Medscape: Welche Übungen oder Verhaltensweisen können die Ärzte ihren Patienten empfehlen, die diese leicht eigenständig ausführen beziehungsweise einnehmen können?
Schmidt: Hier muss man ein bisschen differenzieren. Für Patienten, die niemals Sport getrieben haben, vielleicht auch schon ein paar Gelenkprobleme haben oder leicht adipös sind, kann es ein erster wichtiger Schritt sein, regelmäßig walken zu gehen, sowohl mit als auch ohne Stöcke. Für alle anderen ist ein zusätzliches Muskelaufbautraining unbedingt zu empfehlen. Sinnvoll ist hier auch der Einsatz von Gewichten oder Trainingsbändern.
Auch Yoga verhilft zu mehr Beweglichkeit und stärkeren Muskeln.
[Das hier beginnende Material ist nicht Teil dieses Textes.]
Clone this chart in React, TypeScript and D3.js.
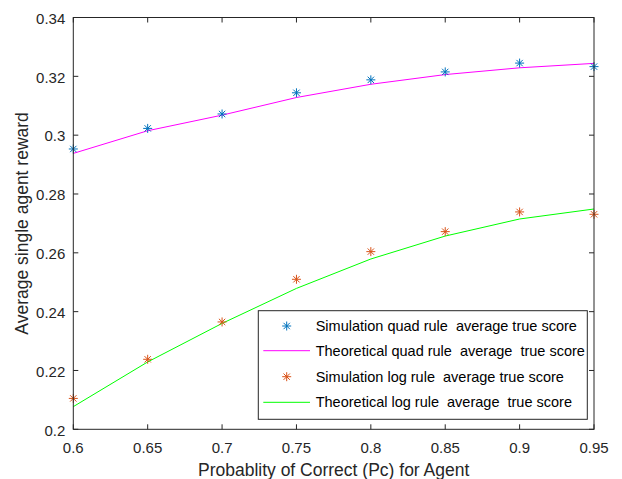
import React from "react";
import * as d3 from "d3";

const pc = [0.6, 0.65, 0.7, 0.75, 0.8, 0.85, 0.9, 0.95];
const simQuad = [0.2953, 0.3023, 0.3072, 0.3144, 0.3188, 0.3215, 0.3245, 0.3233];
const theoQuad = [0.2938, 0.3015, 0.3068, 0.3128, 0.3173, 0.3206, 0.3229, 0.3244];
const simLog = [0.2105, 0.2238, 0.2365, 0.251, 0.2604, 0.2672, 0.2739, 0.2731];
const theoLog = [0.2077, 0.2229, 0.236, 0.2479, 0.2579, 0.2657, 0.2715, 0.2749];
const xTicks = [0.6, 0.65, 0.7, 0.75, 0.8, 0.85, 0.9, 0.95];
const yTicks = [0.2, 0.22, 0.24, 0.26, 0.28, 0.3, 0.32, 0.34];
const legendLabels = [
  "Simulation quad rule  average true score",
  "Theoretical quad rule  average  true score",
  "Simulation log rule  average true score",
  "Theoretical log rule  average  true score",
];

const W = 622, H = 479;
const L = 73.3, R = 594, T = 17.5, B = 429.3;
const AX = "#262626";
const BLUE = "#0072BD", ORANGE = "#D95319", MAGENTA = "#FF00FF", GREEN = "#00FF00";
const FONT = "'Liberation Sans', Arial, Helvetica, sans-serif";

function Star({ x, y, color }: { x: number; y: number; color: string }) {
  const r = 4.5, d = r * 0.707;
  return (
    <g stroke={color} strokeWidth={1}>
      <line x1={x - r} y1={y} x2={x + r} y2={y} />
      <line x1={x} y1={y - r} x2={x} y2={y + r} />
      <line x1={x - d} y1={y - d} x2={x + d} y2={y + d} />
      <line x1={x - d} y1={y + d} x2={x + d} y2={y - d} />
    </g>
  );
}

export default function App() {
  const x = d3.scaleLinear().domain([0.6, 0.95]).range([L, R]);
  const y = d3.scaleLinear().domain([0.2, 0.34]).range([B, T]);
  const line = d3
    .line<number>()
    .x((_, i) => x(pc[i]))
    .y((d) => y(d));
  const tick = 5;
  const legX = 258.3, legY = 310.7, legW = 329, legH = 108.6;
  const rows = [326, 350.7, 376.7, 402.3];
  return (
    <svg width={W} height={H} style={{ position: "absolute", left: 0, top: 0, background: "#fff" }} fontFamily={FONT}>
      <rect x={0} y={0} width={W} height={H} fill="#fff" />
      <path d={line(theoQuad) || ""} fill="none" stroke={MAGENTA} strokeWidth={1} />
      <path d={line(theoLog) || ""} fill="none" stroke={GREEN} strokeWidth={1} />
      {simQuad.map((v, i) => (
        <Star key={"q" + i} x={x(pc[i])} y={y(v)} color={BLUE} />
      ))}
      {simLog.map((v, i) => (
        <Star key={"l" + i} x={x(pc[i])} y={y(v)} color={ORANGE} />
      ))}
      <rect x={L} y={T} width={R - L} height={B - T} fill="none" stroke={AX} strokeWidth={1} />
      {xTicks.map((t) => (
        <g key={"xt" + t}>
          <line x1={x(t)} x2={x(t)} y1={B} y2={B - tick} stroke={AX} />
          <line x1={x(t)} x2={x(t)} y1={T} y2={T + tick} stroke={AX} />
          <text x={x(t)} y={B + 24} textAnchor="middle" fontSize={15} fill={AX}>
            {String(t)}
          </text>
        </g>
      ))}
      {yTicks.map((t) => (
        <g key={"yt" + t}>
          <line x1={L} x2={L + tick} y1={y(t)} y2={y(t)} stroke={AX} />
          <line x1={R} x2={R - tick} y1={y(t)} y2={y(t)} stroke={AX} />
          <text x={L - 8} y={y(t)} dy="0.42em" textAnchor="end" fontSize={15} fill={AX}>
            {String(t)}
          </text>
        </g>
      ))}
      <text x={(L + R) / 2} y={476} textAnchor="middle" fontSize={17.5} fill={AX}>
        Probablity of Correct (Pc) for Agent
      </text>
      <text
        transform={`translate(27.5,${(T + B) / 2}) rotate(-90)`}
        textAnchor="middle"
        fontSize={17.5}
        fill={AX}
      >
        Average single agent reward
      </text>
      <rect x={legX} y={legY} width={legW} height={legH} fill="#fff" stroke={AX} strokeWidth={1} />
      <Star x={286.7} y={rows[0]} color={BLUE} />
      <line x1={263.3} x2={310} y1={rows[1]} y2={rows[1]} stroke={MAGENTA} />
      <Star x={286.7} y={rows[2]} color={ORANGE} />
      <line x1={263.3} x2={310} y1={rows[3]} y2={rows[3]} stroke={GREEN} />
      {legendLabels.map((s, i) => (
        <text key={s} x={315.7} y={rows[i]} dy="0.35em" fontSize={14.5} fill="#000" style={{ whiteSpace: "pre" }}>
          {s}
        </text>
      ))}
    </svg>
  );
}
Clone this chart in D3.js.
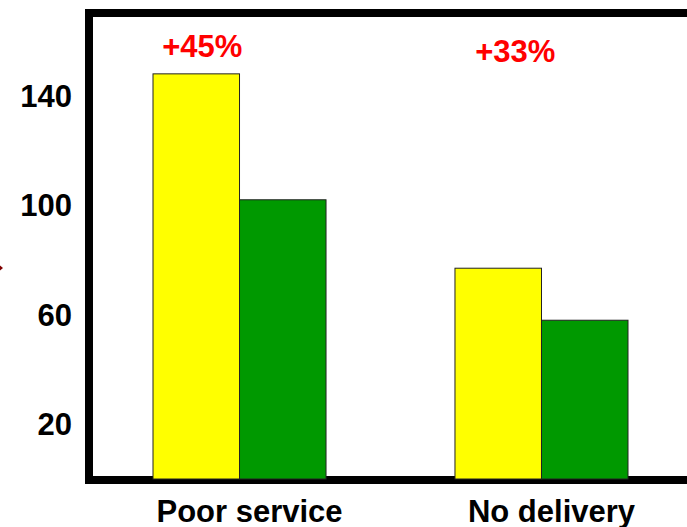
<!DOCTYPE html>
<html>
<head>
<meta charset="utf-8">
<script src="https://cdn.jsdelivr.net/npm/d3@7/dist/d3.min.js"></script>
<style>
  body { margin: 0; background: #fff; }
  svg { display: block; }
</style>
</head>
<body>
<script>
// grouped bars, two series per category

let w = 687;
let h = 527;

let categories = ['Poor service', 'No delivery'];
let seriesYellow = [148, 77];
let seriesGreen = [102, 58];
let changeLabels = ['+45%', '+33%'];
let yTicks = [20, 60, 100, 140];

let colors = ['#FFFF00', '#009900'];

let svg = d3.select('body').append('svg')
    .attr('width', w)
    .attr('height', h);

let y = d3.scaleLinear()
    .domain([0, 170])
    .range([479, 479 - 170 * 2.7375]);

let x = d3.scaleBand()
    .domain(categories)
    .range([153, 628])
    .paddingInner(0.427)
    .paddingOuter(0);

let sub = d3.scaleBand()
    .domain([0, 1])
    .range([0, x.bandwidth()]);

// frame (right side runs off the page)
svg.append('path')
    .attr('d', 'M720,13 H89 V480 H720')
    .attr('fill', 'none')
    .attr('stroke', '#000')
    .attr('stroke-width', 8);

// small marker at left edge
svg.append('path')
    .attr('d', 'M-2,264 L3,268 L-2,272 Z')
    .attr('fill', '#800000');

let rows = categories.map((c, i) => ({ cat: c, vals: [seriesYellow[i], seriesGreen[i]], label: changeLabels[i] }));

let groups = svg.selectAll('g.group')
    .data(rows)
    .enter()
    .append('g')
    .attr('class', 'group')
    .attr('transform', d => 'translate(' + x(d.cat) + ',0)');

groups.selectAll('rect')
    .data(d => d.vals)
    .enter()
    .append('rect')
    .attr('x', (d, i) => sub(i))
    .attr('y', d => y(d))
    .attr('width', sub.bandwidth())
    .attr('height', d => y(0) - y(d))
    .attr('fill', (d, i) => colors[i])
    .attr('stroke', '#222')
    .attr('stroke-width', 1);

// percentage labels
groups.append('text')
    .text(d => d.label)
    .attr('x', (d, i) => sub(0) + sub.bandwidth() / 2 + (i == 0 ? 6 : 17))
    .attr('y', (d, i) => i == 0 ? 57 : 62)
    .attr('text-anchor', 'middle')
    .attr('fill', '#FF0000')
    .attr('font-family', '"Liberation Sans", Arial, sans-serif')
    .attr('font-weight', 'bold')
    .attr('font-size', '31px');

// y tick labels
svg.selectAll('text.ytick')
    .data(yTicks)
    .enter()
    .append('text')
    .attr('class', 'ytick')
    .text(d => d)
    .attr('x', 72)
    .attr('y', d => y(d))
    .attr('dy', '0.36em')
    .attr('text-anchor', 'end')
    .attr('fill', '#000')
    .attr('font-family', '"Liberation Sans", Arial, sans-serif')
    .attr('font-weight', 'bold')
    .attr('font-size', '31px');

// category labels
svg.selectAll('text.xcat')
    .data(categories)
    .enter()
    .append('text')
    .attr('class', 'xcat')
    .text(d => d)
    .attr('x', d => x(d) + x.bandwidth() / 2 + 10)
    .attr('y', 522)
    .attr('text-anchor', 'middle')
    .attr('fill', '#000')
    .attr('font-family', '"Liberation Sans", Arial, sans-serif')
    .attr('font-weight', 'bold')
    .attr('font-size', '31px');
</script>
</body>
</html>
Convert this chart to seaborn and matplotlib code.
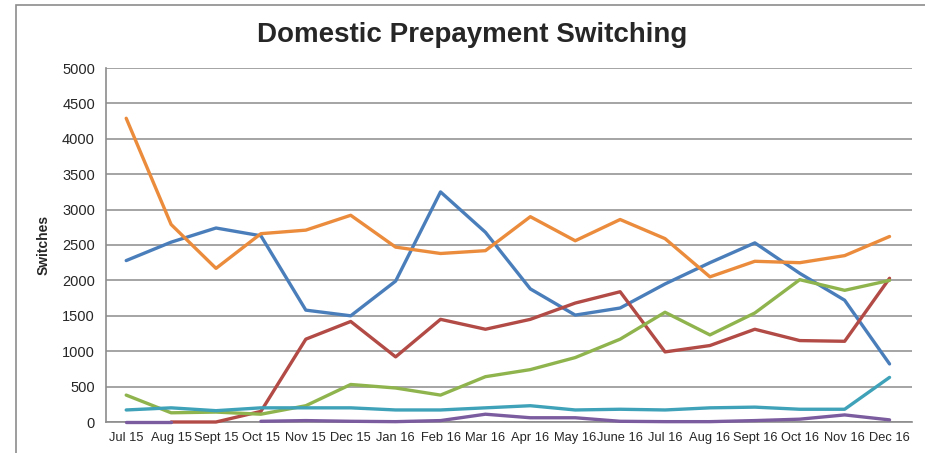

Übungen wie der vorhin von mir beschriebene Superman oder auch Planks sind zwar zur Kräftigung des Rückens hervorragend geeignet, können aber gar nicht von allen Patienten ausgeführt werden. Diese Übungen setzen ein gewisses Maß an Beweglich- und Sportlichkeit bereits voraus. Die Therapieempfehlung muss also immer individuell auf den Patienten abgestimmt sein.
Medscape: Wie finden die Patienten am ehesten Zugang zu solchen Übungen?
Schmidt: Es gibt ja inzwischen sehr viele Bücher, Apps und Online-Kurse, mit denen die Übungen erlernt werden können. Man kann also auch wunderbar zu Hause trainieren. Wichtig ist, dass der Patient ein Programm findet, dass ihm zumindest ein bisschen Spaß macht. Denn ohne den wird er vermutlich nicht bei der Stange bleiben. Und eines ist ganz klar: Nur wenn die Übungen über einen längeren Zeitraum hinweg und mit einer gewissen Regelmäßigkeit absolviert werden, sind sie effektiv.